S.W. & A 451 – 1938

A neat photo of SW & A Amherstburg Interurban Car # 451.

This picture was taken May 5, 1938, the note on it reads that taken prior to scrapping.

This car was purchased new in 1924 from the Ottawa Car Company and ran until service on the Ameherstburg line converted to buses.

Have a good weekend everyone, see you back here Monday.

11 Comments on S.W. & A 451 – 1938

  1. Could the location be southwest of the corner of Elm and Sandwich (now Riverside), approximately where the Windsor Star newsprint warehouse was subsequently built? This would be the same block as the carbarns. The distant scene visible under the car between its trucks reminds me of Detroit viewed through the fence on the north side of Sandwich St.

  2. According to the Canadian Public Transit Discussion Board, SW&A 451 (along with 453) were the last cars purchased new, and were retired in ’38 as the railway began converting to bus. It would not shock me, it being the depression and all, if the car was scrapped not too long after the wires came down.

    #451 has the look of a Peter Witt car, without the center doors.
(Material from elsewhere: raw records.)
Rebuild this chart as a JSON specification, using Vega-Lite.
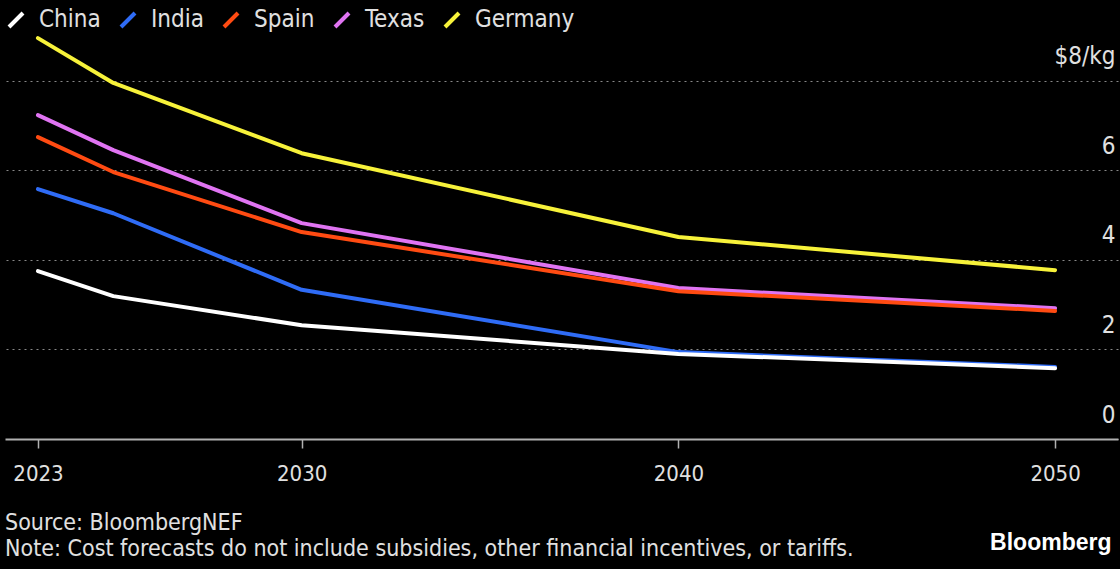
{
  "$schema": "https://vega.github.io/schema/vega-lite/v6.json",
  "width": 1113,
  "height": 430,
  "autosize": "none",
  "padding": {"left": 5, "top": 9, "right": 2, "bottom": 130},
  "background": "#000000",
  "config": {
    "font": "DejaVu Sans Condensed",
    "view": {"stroke": null},
    "title": {"color": "#e0e0e0", "font": "DejaVu Sans Condensed"}
  },
  "title": {
    "text": ["Source: BloombergNEF", "Note: Cost forecasts do not include subsidies, other financial incentives, or tariffs."],
    "orient": "bottom",
    "anchor": "start",
    "frame": "group",
    "offset": -42,
    "fontSize": 23,
    "fontWeight": "normal",
    "lineHeight": 26,
    "color": "#e0e0e0"
  },
  "data": {
    "values": [
      {"series": "Germany", "year": 2023, "value": 8.95},
      {"series": "Germany", "year": 2025, "value": 7.95},
      {"series": "Germany", "year": 2030, "value": 6.38},
      {"series": "Germany", "year": 2040, "value": 4.51},
      {"series": "Germany", "year": 2050, "value": 3.77},
      {"series": "Texas", "year": 2023, "value": 7.23},
      {"series": "Texas", "year": 2025, "value": 6.45},
      {"series": "Texas", "year": 2030, "value": 4.82},
      {"series": "Texas", "year": 2040, "value": 3.37},
      {"series": "Texas", "year": 2050, "value": 2.92},
      {"series": "Spain", "year": 2023, "value": 6.74},
      {"series": "Spain", "year": 2025, "value": 5.96},
      {"series": "Spain", "year": 2030, "value": 4.62},
      {"series": "Spain", "year": 2040, "value": 3.30},
      {"series": "Spain", "year": 2050, "value": 2.86},
      {"series": "India", "year": 2023, "value": 5.58},
      {"series": "India", "year": 2025, "value": 5.04},
      {"series": "India", "year": 2030, "value": 3.33},
      {"series": "India", "year": 2040, "value": 1.94},
      {"series": "India", "year": 2050, "value": 1.61},
      {"series": "China", "year": 2023, "value": 3.75},
      {"series": "China", "year": 2025, "value": 3.19},
      {"series": "China", "year": 2030, "value": 2.54},
      {"series": "China", "year": 2040, "value": 1.90},
      {"series": "China", "year": 2050, "value": 1.58}
    ]
  },
  "mark": {"type": "line", "strokeWidth": 4, "strokeCap": "round", "strokeJoin": "round"},
  "encoding": {
    "x": {
      "field": "year",
      "type": "quantitative",
      "scale": {"domain": [2022.125, 2051.67], "nice": false, "zero": false},
      "axis": {
        "values": [2023, 2030, 2040, 2050],
        "format": "d",
        "grid": false,
        "domainColor": "#b0b0b0",
        "domainWidth": 2,
        "tickColor": "#b0b0b0",
        "tickWidth": 1.5,
        "tickSize": 9,
        "labelPadding": 15,
        "labelFontSize": 22,
        "labelColor": "#e0e0e0",
        "labelFont": "DejaVu Sans Condensed",
        "title": "Bloomberg",
        "titleAnchor": "end",
        "titleAlign": "right",
        "titleX": 1106,
        "titlePadding": 47,
        "titleFont": "Liberation Sans",
        "titleFontSize": 23,
        "titleFontWeight": "bold",
        "titleColor": "#ffffff"
      }
    },
    "y": {
      "field": "value",
      "type": "quantitative",
      "scale": {"domain": [0, 9.6], "nice": false},
      "axis": {
        "orient": "right",
        "values": [0, 2, 4, 6, 8],
        "labelExpr": "datum.value == 8 ? '$8/kg' : datum.label",
        "grid": true,
        "gridColor": "#888888",
        "gridDash": [2, 4],
        "gridWidth": 1,
        "domain": false,
        "ticks": false,
        "labelAlign": "right",
        "labelBaseline": "alphabetic",
        "labelPadding": -3,
        "labelOffset": -17,
        "labelFontSize": 24,
        "labelColor": "#e0e0e0",
        "labelFont": "DejaVu Sans Condensed",
        "title": null
      }
    },
    "color": {
      "field": "series",
      "type": "nominal",
      "scale": {
        "domain": ["China", "India", "Spain", "Texas", "Germany"],
        "range": ["#ffffff", "#2f6cf6", "#ff4b12", "#e074f2", "#f7f23a"]
      },
      "legend": {
        "orient": "none",
        "legendX": -1,
        "legendY": -1,
        "direction": "horizontal",
        "title": null,
        "symbolType": "M-1,1L1,-1",
        "symbolSize": 196,
        "symbolStrokeWidth": 4,
        "labelFontSize": 24,
        "labelColor": "#e0e0e0",
        "labelFont": "DejaVu Sans Condensed",
        "labelOffset": 11,
        "columnPadding": 12,
        "symbolOffset": 0
      }
    }
  }
}
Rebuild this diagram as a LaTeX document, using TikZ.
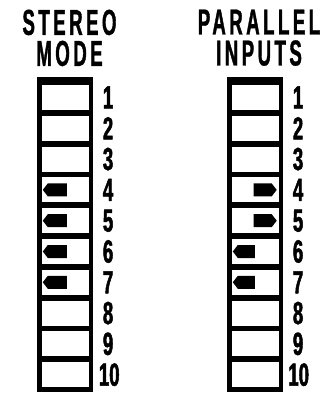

Wouldn’t doubt if it was a modified PW car (although at 50 feet, it might be a little long). Ottawa Car built a lot of them.

  3. David McLellan, I think you’re absolutely right. The building to the right of the car, looks exactly like the back of the apartment building on the southwest corner of Riverside and Elm.

  4. But it looks like the track might be running more parallel to Elm, and might actually be west of the apartments, so that would put it more like between Elm and the International Gardens. Probably on the site of the Portofino Condos.

  5. it would be nice if they could get one of these for that museum I keep hearing the city might eventually build great old photo

  6. Although too young for the steetcars, I well remember the tracks left over, particularly along Parent near Tecumseh and at the remains of the old transfer point across from the entrance to Chrysler’s (which in those days was the normal way of referring to that huge plant)on the north side of Tecumseh. I remember putting my foot down between the track and the flange – a much smaller foot than today!